Perhaps some of Dostoïevsky's enigmatic, bewildering girls should be included in the list, for they brim over with magnetism, very often a malicious magnetism, and their glances are eloquent with suffering, haunt like the eyes one sees in a gallery of old masters.
A generation that allows itself to be even interested in such types as the "strong," efficient craftsmen of modern industry and finance is a generation that can well afford a few moral shocks at the hands of Dostoievsky's "degenerates." The world he reveals is, after all, in spite of the Russian names, the world of ordinary human obliquity.

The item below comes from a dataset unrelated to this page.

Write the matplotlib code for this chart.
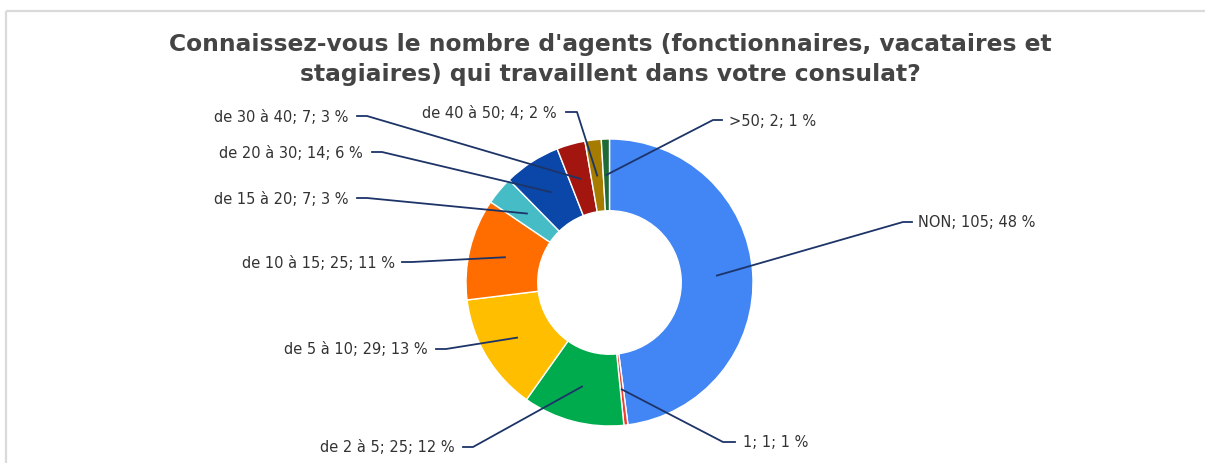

It is really from him that Nietzsche learnt that wanton Dionysic talisman which opens the door to such singular spiritual orgies. Nothing is more characteristic of Dostoievsky's method than his perpetual insistence upon the mania which certain curious human types display for "making fools of themselves." The more sacred aspects of this deliberate self-humiliation require no comment.
It was Dostoievsky's demonic insight into the pathological sub-soil of the Religion of Pity which helped Nietzsche to forge his flashing counterblasts, but though their vision of the "general situation" thus coincided, their conclusions were diametrically different. For Nietzsche the hope of humanity is found in the strong; for Dostoievsky it is found in the weak.
Dostoievsky's books seem, as one handles them, to flow mysteriously together into one book, and this book is the book of the Last Judgment.